Cada día dentro del penal de Topo Chico parecía un infierno. Previo a la matanza de 49 reos, los internos eran presionados por dos frentes: los custodios y el crimen organizado que, por igual, cobraban y extorsionaban al que pisara la cárcel. Quien se negaba recibía golpizas, amenazas de muerte o lo asignaban a la fajina, es decir, los obligan a realizar trabajos denigrantes.

Lidia abraza el féretro de su sobrino Jorge, lo deja lleno de lágrimas. Al pie del ataúd una manta escrita con aerosol por sus “carnales” le da la despedida; falleció a causa de un golpe en la cabeza durante la gresca.

Su tía lo visitaba con frecuencia desde que cayó preso —hace siete años— por el delito de posesión de droga. “Mi sobrino me decía que ahí [en Topo Chico] era un infierno; lo extorsionaban con hasta 5 mil pesos semanales. Recientemente no pudo pagar, le dieron tablazos y le reventaron los glúteos. Nos duele en el alma, pero ya se libró de ese infierno”, narra en una habitación contigua a donde velan a Jorge.

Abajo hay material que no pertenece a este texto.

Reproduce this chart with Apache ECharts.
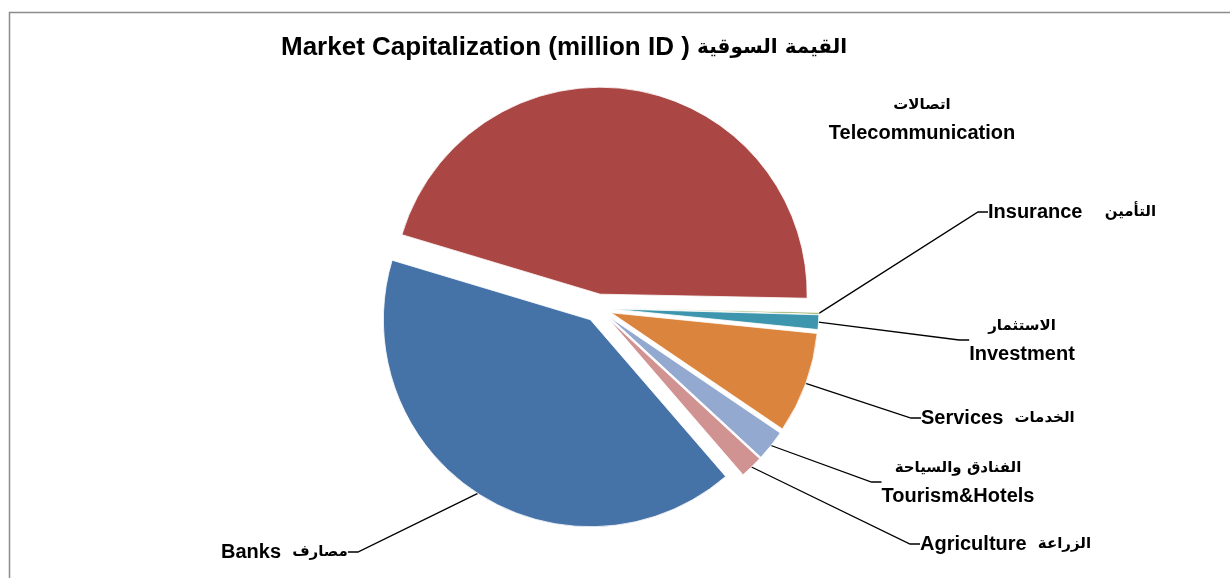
<!DOCTYPE html>
<html>
<head>
<meta charset="utf-8">
<script src="https://cdn.jsdelivr.net/npm/echarts@6/dist/echarts.min.js"></script>
<style>
  html, body { margin: 0; padding: 0; background: #fff; }
  #chart { width: 1230px; height: 578px; }
</style>
</head>
<body>
<div id="chart"></div>
<script>
// sector order as drawn, clockwise from the lower right
const sectors = ['Banks', 'Telecommunication', 'Insurance', 'Investment', 'Services', 'Tourism&Hotels', 'Agriculture']
const labelsAr = ['مصارف', 'اتصالات', 'التأمين', 'الاستثمار', 'الخدمات', 'الفنادق والسياحة', 'الزراعة']
// market capitalization, share of total (%)
const values = [41.0, 45.7, 0.14, 1.14, 7.9, 2.4, 1.78]
const colors = ['#4572A7', '#AA4643', '#89A54E', '#3D96AE', '#DB843D', '#93A9CF', '#D19392']

// where Excel put each label: [x, y, align]
const labelSpots = [
  [221, 552, 'left'],
  [922, 119, 'center'],
  [988, 212, 'left'],
  [1022, 340, 'center'],
  [921, 418, 'left'],
  [958, 482, 'center'],
  [920, 544, 'left']
]

const FONT = '"Liberation Sans", Arial, "DejaVu Sans", sans-serif'
const FONT_AR = '"DejaVu Sans", sans-serif'
const cx = 598
const cy = 308
const startAngle = -49.2
const explode = 14

function labelText (i) {
  const en = '{en|' + sectors[i] + '}'
  const ar = '{ar|' + labelsAr[i] + '}'
  if (i === 1 || i === 3 || i === 5) return ar + '\n' + en
  if (i === 2) return en + '    ' + ar
  return en + '  ' + ar
}

// every slice is pulled out of the pie a little (exploded pie),
// so each one gets its own series with the centre moved along its mid angle
const total = values.reduce((a, b) => a + b, 0)
let acc = 0
const series = values.map((v, k) => {
  const mid = (startAngle - (acc + v / 2) / total * 360) * Math.PI / 180
  acc += v
  return {
    type: 'pie',
    center: [cx + explode * Math.cos(mid), cy - explode * Math.sin(mid)],
    radius: 207,
    startAngle: startAngle,
    clockwise: true,
    avoidLabelOverlap: false,
    silent: true,
    emphasis: { disabled: true },
    label: {
      position: 'outside',
      fontFamily: FONT,
      fontWeight: 'bold',
      fontSize: 20,
      lineHeight: 28,
      color: '#000',
      formatter: p => labelText(p.dataIndex),
      rich: {
        en: { fontFamily: FONT, fontWeight: 'bold', fontSize: 20, lineHeight: 28, color: '#000' },
        ar: { fontFamily: FONT_AR, fontWeight: 'bold', fontSize: 15, lineHeight: 28, color: '#000' }
      }
    },
    labelLine: {
      length: 20,
      length2: 10,
      lineStyle: { color: '#000', width: 1.3 }
    },
    labelLayout: p => {
      const s = labelSpots[p.dataIndex]
      return { x: s[0], y: s[1], align: s[2], verticalAlign: 'middle' }
    },
    data: values.map((val, i) => ({
      name: sectors[i],
      value: val,
      itemStyle: i === k
        ? { color: colors[i], borderColor: '#fff', borderWidth: 0.8 }
        : { color: 'rgba(0,0,0,0)', borderWidth: 0 },
      label: { show: i === k },
      labelLine: { show: i === k && i !== 1 }
    }))
  }
})

const chart = echarts.init(document.getElementById('chart'))
chart.setOption({
  animation: false,
  backgroundColor: '#fff',
  title: {
    text: '{en|Market Capitalization (million ID )} {ar|القيمة السوقية}',
    left: 276,
    top: 28,
    textStyle: {
      fontFamily: FONT,
      fontWeight: 'bold',
      fontSize: 26,
      lineHeight: 30,
      color: '#000',
      rich: {
        en: { fontFamily: FONT, fontWeight: 'bold', fontSize: 26, lineHeight: 30, color: '#000' },
        ar: { fontFamily: FONT_AR, fontWeight: 'bold', fontSize: 20, lineHeight: 30, color: '#000' }
      }
    }
  },
  graphic: [{
    type: 'rect',
    shape: { x: 9.5, y: 12.5, width: 1240, height: 600 },
    style: { fill: 'none', stroke: '#8c8c8c', lineWidth: 1.5 },
    silent: true
  }],
  series: series
})
</script>
</body>
</html>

Las ocasiones en que la familia no podía pagar la cuota, los encargados del cobro hablaban por celular a su madre en el momento en que golpeaban al joven, y ella se sentía impotente ante los gritos de dolor.

Familiares, personal de la Comisión Nacional de los Derechos Humanos (CNDH) y asociaciones civiles alertaron, desde hace dos años, que dentro del centro penitenciario había una complicidad y encubrimiento de los custodios con el crimen organizado, que prácticamente se mantenía en un autogobierno.

El último reporte de la CNDH sobre las prisiones, elaborado en 2014, indica que el penal alojaba a internos que ejercían violencia sobre otros reos por cobros de piso.

“Vendió su casa para pagar”. Dentro del penal, Jorge era la víctima. Lidia cuenta que desde hace siete años, Francisca, la madre del joven, se mantuvo pagando hasta 5 mil pesos semanales para que a su hijo no lo golpearan ni lo asesinaran.

El temor era tanto que Francisca vendió su casa en Escobedo y trabajó doble para mantener vivo a su hijo.

“Mi sobrino estaba por salir en octubre. Quería comprarle una casa a su mamá. Todo el tiempo decía que tenía planes para cuando saliera, que iba a trabajar duro para que su mamá tuviera de regreso su hogar”, dice.

Roberto fue otra de las 49 víctimas fatales. En el panteón municipal Valle Verde de Monterrey fue enterrado, en el mismo lugar donde su madre fue sepultada hace unos años. Su padre, Gilberto, narra que a su hijo también le cobraban su cuota para no impartirle crueles golpizas.

“Ahora mi hijo ya descansa después de todo lo que pasó en el penal. Sólo espero que las autoridades se den cuenta de la corrupción y la complicidad de los custodios”, narra.

Parece que el tiempo se detiene cuando Gilberto abre el féretro gris de su hijo para verlo por última vez. Las horas previas al velorio se mantuvo firme, pero ante la tumba, se desploma y sus lágrimas caen sobre las flores blancas que cubren la última morada de Roberto Carlos.

Un silencio estremecedor se siente al momento en que el ataúd es cubierto con tierra, y los pocos asistentes al sepelio sollozan por Roberto.

Su padre seca sus lágrimas, asegura que nunca dio un centavo al crimen organizado, pero que dentro del penal su hijo era obligado a trabajar para pagar su cuota.

“Le tumbaban el dinero a toda la gente; así eran ahí adentro”, lamenta don Gilberto.

De a poco, asegura, se sabrá la verdad, y se refiere a la detención de los funcionarios del Centro Preventivo y de Reinserción Social de Topo Chico —uno de los peor calificados en Nuevo León— que ya fueron aprehendidos por su responsabilidad en el asesinato de 49 presos.